[Instructions for the task]
Copy exactly the lines from the start of the material through the line with "const actualTicks = [45, 50, 55, 60, 65, 70];". Pictures stay out of the copy.

[Recorded information]

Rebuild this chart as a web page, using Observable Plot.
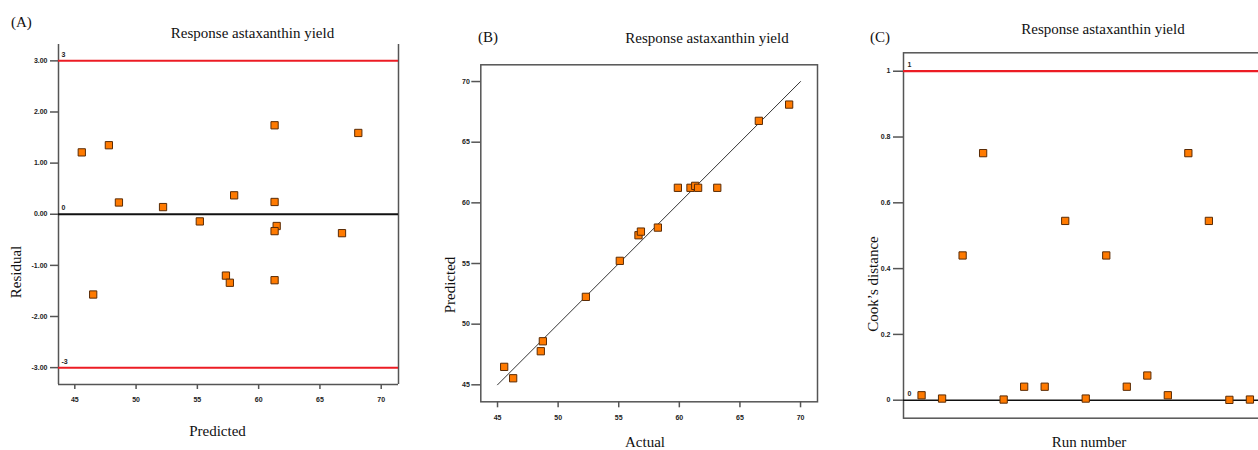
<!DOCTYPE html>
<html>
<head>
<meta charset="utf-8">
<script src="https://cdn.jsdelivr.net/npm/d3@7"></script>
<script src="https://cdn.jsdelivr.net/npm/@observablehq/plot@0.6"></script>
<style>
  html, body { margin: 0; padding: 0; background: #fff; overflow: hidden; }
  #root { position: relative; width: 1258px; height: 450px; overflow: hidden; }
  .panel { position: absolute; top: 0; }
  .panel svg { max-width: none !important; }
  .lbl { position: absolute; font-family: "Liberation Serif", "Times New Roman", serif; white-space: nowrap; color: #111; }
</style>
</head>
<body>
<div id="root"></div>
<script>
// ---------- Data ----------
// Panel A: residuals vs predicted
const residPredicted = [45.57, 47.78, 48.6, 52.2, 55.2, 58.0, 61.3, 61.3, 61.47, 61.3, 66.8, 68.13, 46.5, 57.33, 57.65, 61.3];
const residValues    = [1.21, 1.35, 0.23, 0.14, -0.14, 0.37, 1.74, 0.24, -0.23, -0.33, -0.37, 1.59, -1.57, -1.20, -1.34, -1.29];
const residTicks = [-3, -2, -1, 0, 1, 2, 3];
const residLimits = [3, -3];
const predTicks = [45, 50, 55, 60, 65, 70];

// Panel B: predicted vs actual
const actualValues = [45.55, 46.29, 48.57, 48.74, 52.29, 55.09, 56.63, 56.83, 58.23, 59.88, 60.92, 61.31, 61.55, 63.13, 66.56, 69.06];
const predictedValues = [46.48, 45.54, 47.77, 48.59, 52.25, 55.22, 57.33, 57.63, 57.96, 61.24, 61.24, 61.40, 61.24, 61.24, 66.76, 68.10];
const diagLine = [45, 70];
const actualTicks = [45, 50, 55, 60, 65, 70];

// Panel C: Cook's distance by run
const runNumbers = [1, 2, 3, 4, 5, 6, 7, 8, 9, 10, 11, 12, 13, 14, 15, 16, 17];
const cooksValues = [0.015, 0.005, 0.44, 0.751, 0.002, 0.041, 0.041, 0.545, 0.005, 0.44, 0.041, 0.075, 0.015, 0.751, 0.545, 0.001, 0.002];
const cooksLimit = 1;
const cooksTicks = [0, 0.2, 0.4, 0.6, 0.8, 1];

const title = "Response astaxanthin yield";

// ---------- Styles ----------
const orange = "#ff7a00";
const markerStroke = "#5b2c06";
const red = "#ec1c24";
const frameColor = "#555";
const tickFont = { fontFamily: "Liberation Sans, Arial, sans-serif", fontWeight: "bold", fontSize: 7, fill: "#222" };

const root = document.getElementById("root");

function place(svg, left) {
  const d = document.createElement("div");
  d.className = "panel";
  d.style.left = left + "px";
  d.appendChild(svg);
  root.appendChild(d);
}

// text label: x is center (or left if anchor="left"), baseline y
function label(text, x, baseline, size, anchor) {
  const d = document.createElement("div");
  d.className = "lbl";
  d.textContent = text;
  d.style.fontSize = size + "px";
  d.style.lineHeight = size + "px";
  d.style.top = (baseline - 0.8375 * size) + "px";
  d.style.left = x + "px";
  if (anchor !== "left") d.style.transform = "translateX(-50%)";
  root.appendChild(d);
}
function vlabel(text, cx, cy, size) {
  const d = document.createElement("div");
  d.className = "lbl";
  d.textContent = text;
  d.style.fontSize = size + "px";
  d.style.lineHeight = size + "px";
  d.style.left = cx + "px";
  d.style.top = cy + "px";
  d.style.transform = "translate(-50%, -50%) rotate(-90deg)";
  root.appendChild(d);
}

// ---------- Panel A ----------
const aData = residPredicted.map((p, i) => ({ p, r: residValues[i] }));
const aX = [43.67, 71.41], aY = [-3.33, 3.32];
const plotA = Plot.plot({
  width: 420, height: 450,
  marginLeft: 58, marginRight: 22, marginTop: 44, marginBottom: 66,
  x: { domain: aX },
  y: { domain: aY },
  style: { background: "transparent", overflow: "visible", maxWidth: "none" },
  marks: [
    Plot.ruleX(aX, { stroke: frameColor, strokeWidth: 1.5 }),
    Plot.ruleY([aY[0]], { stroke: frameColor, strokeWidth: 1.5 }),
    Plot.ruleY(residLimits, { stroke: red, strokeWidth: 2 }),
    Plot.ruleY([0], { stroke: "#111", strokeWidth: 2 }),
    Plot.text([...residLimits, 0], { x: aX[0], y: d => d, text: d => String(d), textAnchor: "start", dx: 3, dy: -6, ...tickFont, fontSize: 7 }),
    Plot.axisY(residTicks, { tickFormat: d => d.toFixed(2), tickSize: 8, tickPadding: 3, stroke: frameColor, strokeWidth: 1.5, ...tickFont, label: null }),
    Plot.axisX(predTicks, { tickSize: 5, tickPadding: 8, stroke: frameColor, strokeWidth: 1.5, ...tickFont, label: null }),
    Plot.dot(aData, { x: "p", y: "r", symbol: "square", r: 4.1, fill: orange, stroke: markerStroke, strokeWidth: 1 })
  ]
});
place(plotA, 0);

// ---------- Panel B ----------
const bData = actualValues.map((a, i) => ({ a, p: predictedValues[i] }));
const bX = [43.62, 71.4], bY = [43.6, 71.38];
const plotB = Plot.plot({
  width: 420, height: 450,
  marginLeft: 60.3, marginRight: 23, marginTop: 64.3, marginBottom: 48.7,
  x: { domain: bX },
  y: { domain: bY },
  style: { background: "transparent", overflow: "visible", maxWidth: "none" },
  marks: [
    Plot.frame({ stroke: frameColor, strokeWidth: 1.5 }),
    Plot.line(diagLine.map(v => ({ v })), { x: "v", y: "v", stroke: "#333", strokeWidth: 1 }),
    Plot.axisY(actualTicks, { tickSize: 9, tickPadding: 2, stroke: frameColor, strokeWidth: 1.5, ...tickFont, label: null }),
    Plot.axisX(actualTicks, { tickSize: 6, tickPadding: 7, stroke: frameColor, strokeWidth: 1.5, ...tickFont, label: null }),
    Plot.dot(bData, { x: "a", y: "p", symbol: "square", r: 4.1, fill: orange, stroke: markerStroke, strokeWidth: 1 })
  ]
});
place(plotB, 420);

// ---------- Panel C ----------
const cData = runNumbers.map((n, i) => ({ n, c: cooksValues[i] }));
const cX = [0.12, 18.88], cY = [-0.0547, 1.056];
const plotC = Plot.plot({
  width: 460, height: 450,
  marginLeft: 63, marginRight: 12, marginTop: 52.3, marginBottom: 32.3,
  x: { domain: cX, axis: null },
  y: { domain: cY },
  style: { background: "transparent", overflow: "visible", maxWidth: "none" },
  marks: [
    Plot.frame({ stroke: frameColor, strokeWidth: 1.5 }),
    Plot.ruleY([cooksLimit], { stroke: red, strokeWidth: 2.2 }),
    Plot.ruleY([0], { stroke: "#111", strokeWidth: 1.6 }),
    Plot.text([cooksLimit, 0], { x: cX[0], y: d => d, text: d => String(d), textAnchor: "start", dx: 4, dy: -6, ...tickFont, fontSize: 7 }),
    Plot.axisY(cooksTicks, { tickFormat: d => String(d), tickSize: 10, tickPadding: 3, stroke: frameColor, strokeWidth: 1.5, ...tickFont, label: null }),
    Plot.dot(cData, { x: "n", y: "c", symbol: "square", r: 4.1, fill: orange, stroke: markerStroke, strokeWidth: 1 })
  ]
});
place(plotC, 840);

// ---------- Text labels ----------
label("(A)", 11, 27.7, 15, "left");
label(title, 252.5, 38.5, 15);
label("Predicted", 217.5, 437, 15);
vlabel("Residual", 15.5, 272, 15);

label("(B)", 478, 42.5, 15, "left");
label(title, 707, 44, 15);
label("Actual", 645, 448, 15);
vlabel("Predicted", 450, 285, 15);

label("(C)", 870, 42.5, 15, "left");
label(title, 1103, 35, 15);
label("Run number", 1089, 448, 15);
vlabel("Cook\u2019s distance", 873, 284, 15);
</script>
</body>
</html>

[Complete answer]
Rebuild this chart as a web page, using Observable Plot.
<!DOCTYPE html>
<html>
<head>
<meta charset="utf-8">
<script src="https://cdn.jsdelivr.net/npm/d3@7"></script>
<script src="https://cdn.jsdelivr.net/npm/@observablehq/plot@0.6"></script>
<style>
  html, body { margin: 0; padding: 0; background: #fff; overflow: hidden; }
  #root { position: relative; width: 1258px; height: 450px; overflow: hidden; }
  .panel { position: absolute; top: 0; }
  .panel svg { max-width: none !important; }
  .lbl { position: absolute; font-family: "Liberation Serif", "Times New Roman", serif; white-space: nowrap; color: #111; }
</style>
</head>
<body>
<div id="root"></div>
<script>
// ---------- Data ----------
// Panel A: residuals vs predicted
const residPredicted = [45.57, 47.78, 48.6, 52.2, 55.2, 58.0, 61.3, 61.3, 61.47, 61.3, 66.8, 68.13, 46.5, 57.33, 57.65, 61.3];
const residValues    = [1.21, 1.35, 0.23, 0.14, -0.14, 0.37, 1.74, 0.24, -0.23, -0.33, -0.37, 1.59, -1.57, -1.20, -1.34, -1.29];
const residTicks = [-3, -2, -1, 0, 1, 2, 3];
const residLimits = [3, -3];
const predTicks = [45, 50, 55, 60, 65, 70];

// Panel B: predicted vs actual
const actualValues = [45.55, 46.29, 48.57, 48.74, 52.29, 55.09, 56.63, 56.83, 58.23, 59.88, 60.92, 61.31, 61.55, 63.13, 66.56, 69.06];
const predictedValues = [46.48, 45.54, 47.77, 48.59, 52.25, 55.22, 57.33, 57.63, 57.96, 61.24, 61.24, 61.40, 61.24, 61.24, 66.76, 68.10];
const diagLine = [45, 70];
const actualTicks = [45, 50, 55, 60, 65, 70];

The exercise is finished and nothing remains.